An even bigger reason for not expecting Mayers to continue is his stuff. Stuff+ factors things like release point, velocity, vertical and horizontal movement, and spin rate to measure the physical characteristics of a pitch and its quality. According to Stuff+, Mayers is at 94, roughly half a standard deviation below league-average. Last year he was at 98, but he was in a reliever role, so the drop is to be expected. The difference is that while his pure stuff is worse, his Location+ and Pitching+ have both been above-average, much better than last season. Overall, his stuff is not good enough to be an elite starter or reliever, but if he can pitch better with improved location, at least some of the improvement may be sustainable.

One more statistic jumped out as to why he will come back to earth, and that is a HR/FB rate of 8.3%. His career rate has been 14.9% and he has allowed 1.59 HR/9, but this season he has given up just one homer in 13 13 innings. In the shortened 2020 season he did have a 0.60 HR/9 rate, but that was a very small 30 inning sample, so there is no reason to expect he can actually avoid the long-ball like this, though I do expect him to give up fewer home runs this season because of one big change to Mayers’ game, and that is the addition of a sinker.

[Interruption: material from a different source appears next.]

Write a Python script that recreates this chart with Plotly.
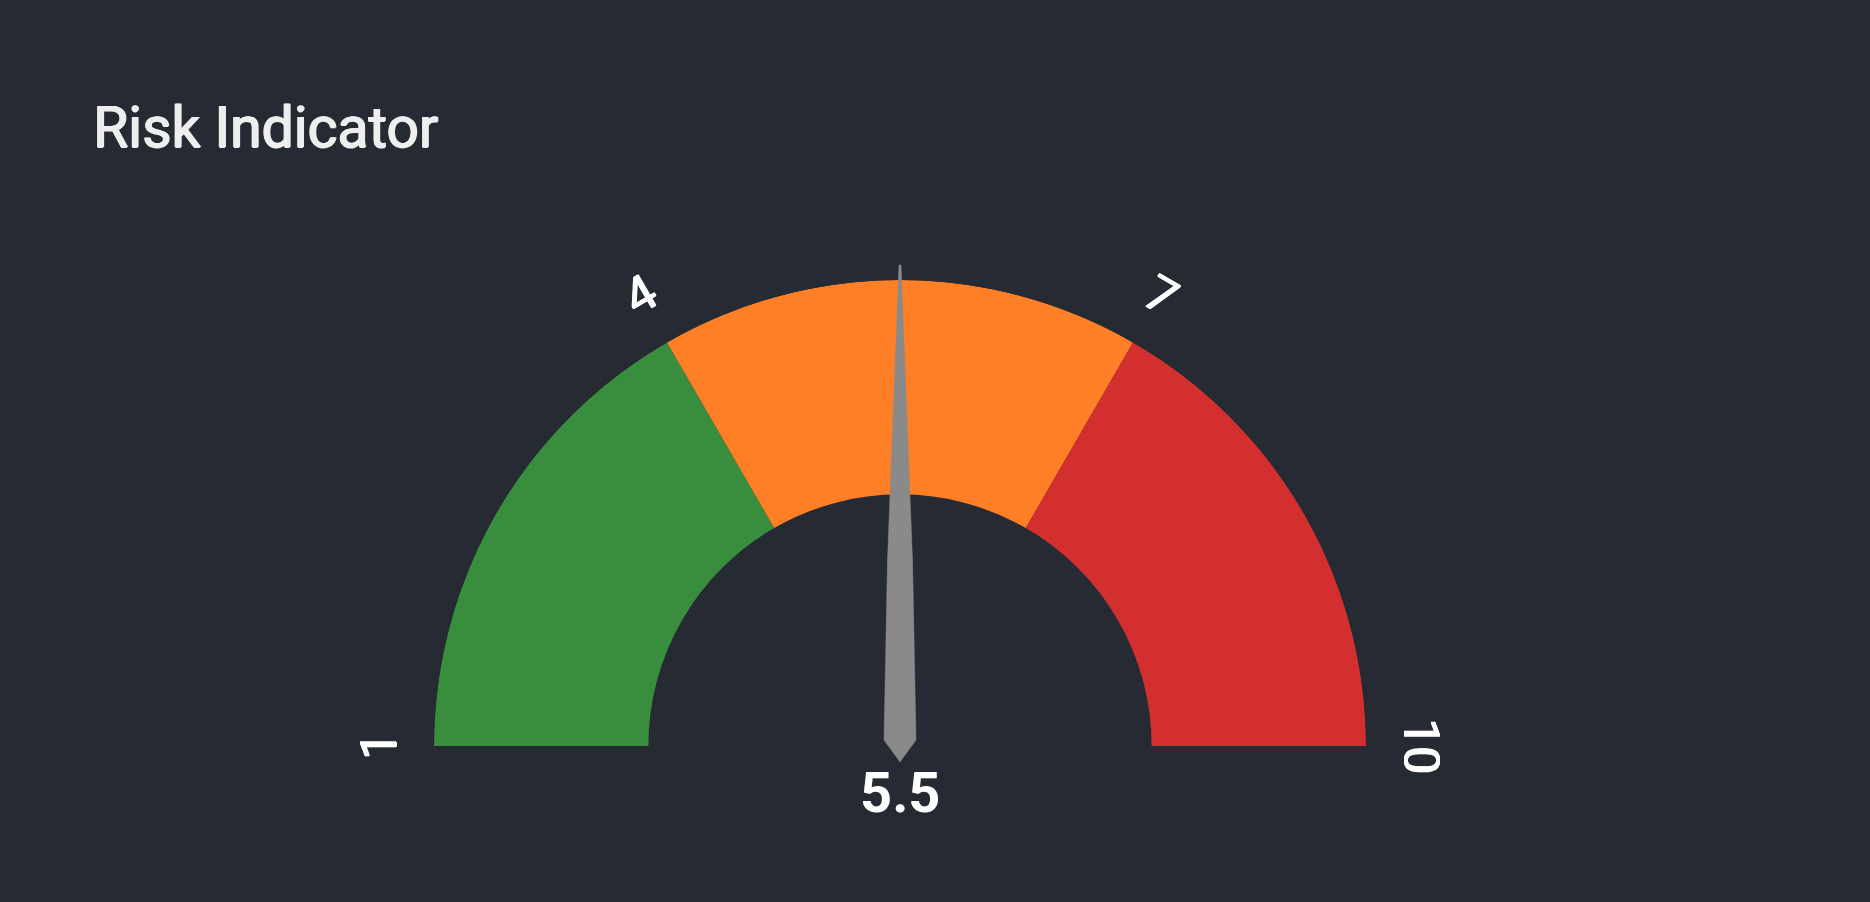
import math
import plotly.graph_objects as go

# ---------------- data ----------------
title_text = "Risk Indicator"
gauge_min = 1
gauge_max = 10
band_starts = [1, 4, 7]
band_ends = [4, 7, 10]
band_colors = ["#388E3C", "#FF7F27", "#D32F2F"]
tick_values = [1, 4, 7, 10]
tick_labels = ["1", "4", "7", "10"]
needle_value = 5.5
value_label = "5.5"

# ---------------- geometry / style ----------------
W, H = 1870, 902
CX, CY = 900, 746          # gauge centre (page px)
R = 466                    # outer radius (px)
INNER = 0.54               # inner radius fraction
LABEL_R = 521              # tick label radius (px)
BG = "#262A33"
FONT = "Roboto"
MEDIUM = "1px 0 0 {c}, -0.6px 0 0 {c}, 0 0.5px 0 {c}"


def to_theta(v):
    return (v - gauge_min) / (gauge_max - gauge_min) * 180.0


fig = go.Figure()

# bands (polar bars)
fig.add_trace(go.Barpolar(
    theta=[to_theta((a + b) / 2) for a, b in zip(band_starts, band_ends)],
    width=[to_theta(b) - to_theta(a) for a, b in zip(band_starts, band_ends)],
    base=[INNER] * len(band_starts),
    r=[1 - INNER] * len(band_starts),
    marker=dict(color=band_colors, line=dict(width=0)),
    hoverinfo="skip",
    showlegend=False,
))

# needle: path on a page-pixel cartesian overlay, drawn above everything
needle_shape = [(481, 1.0), (186, 12.5), (6, 16.0), (-16, 0.0),
                (6, -16.0), (186, -12.5), (481, -1.0)]
ang = math.radians(180 - to_theta(needle_value))
ux, uy = math.cos(ang), -math.sin(ang)        # along needle (page px, y down)
px_, py_ = -uy, ux                            # perpendicular
pts = [(CX + a * ux + h * px_, CY + a * uy + h * py_) for a, h in needle_shape]
path = "M " + " L ".join(f"{x:.2f},{y:.2f}" for x, y in pts) + " Z"

annotations = []
# tick labels, rotated with top pointing outward
for v, lab in zip(tick_values, tick_labels):
    th = 180 - to_theta(v)  # math angle
    x = CX + LABEL_R * math.cos(math.radians(th))
    y = CY - LABEL_R * math.sin(math.radians(th))
    annotations.append(dict(
        x=x / W, y=1 - y / H, xref="paper", yref="paper",
        text=lab, showarrow=False, xanchor="center", yanchor="middle",
        textangle=90 - th,
        font=dict(family=FONT, size=50, color="#FFFFFF",
                  shadow=MEDIUM.format(c="#FFFFFF")),
    ))

# value label
annotations.append(dict(
    x=CX / W, y=1 - 793 / H, xref="paper", yref="paper",
    text=value_label, showarrow=False, xanchor="center", yanchor="middle",
    font=dict(family=FONT, size=56, color="#FFFFFF", weight="bold"),
))

# title
annotations.append(dict(
    x=91 / W, y=1 - 128 / H, xref="paper", yref="paper",
    text=title_text, showarrow=False, xanchor="left", yanchor="middle",
    font=dict(family=FONT, size=57, color="#EEEEEE",
              shadow=MEDIUM.format(c="#EEEEEE")),
))

fig.update_layout(
    width=W, height=H,
    margin=dict(l=0, r=0, t=0, b=0),
    paper_bgcolor=BG, plot_bgcolor="rgba(0,0,0,0)",
    showlegend=False,
    xaxis=dict(range=[0, W], visible=False, fixedrange=True, domain=[0, 1]),
    yaxis=dict(range=[H, 0], visible=False, fixedrange=True, domain=[0, 1]),
    polar=dict(
        domain=dict(x=[(CX - R) / W, (CX + R) / W],
                    y=[1 - CY / H, 1 - (CY - R) / H]),
        sector=[0, 180],
        bgcolor="rgba(0,0,0,0)",
        hole=0,
        radialaxis=dict(visible=False, range=[0, 1]),
        angularaxis=dict(visible=False, rotation=180, direction="clockwise"),
    ),
    shapes=[dict(type="path", path=path, xref="x", yref="y", layer="above",
                 fillcolor="#8A8A8A", line=dict(color="#8A8A8A", width=0.5))],
    annotations=annotations,
)

fig.write_html(
    "out.html",
    config={"displayModeBar": False},
    post_script="document.body.style.margin='0px';document.body.style.background='#262A33';document.body.style.overflow='hidden';",
)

He did throw a sinker last season according to Baseball Savant, but he only threw it nine times (1%), and he has thrown it 13% of the time this year. Throwing a good sinker would typically increase a pitcher’s ground ball rate, and for Mayers that has definitely been the case. His career rate has been 37.4% with the last two years being almost exactly that. This season, he has spiked that rate to 45.5%, which should keep some number of balls from leaving the yard and hopefully increase double plays as well.

If you are being charitable, the Royals rotation right now could be characterized as thin. Mike Mayers has been good enough the first two times out that the Royals have to keep running him out there in this role. With or without the opener is up to them, though they might consider using the opener in front of Lyles who is definitely the weakest link. He cannot sustain what he has done thus far, but could he be a competent back end of the rotation starter? I think he might. As long as you are expecting a 4ish ERA over an average of 5 to 6 innings. There is also a chance he reverts back to last year and ends up off this team in a few months though, so some optimism is due, but not too much.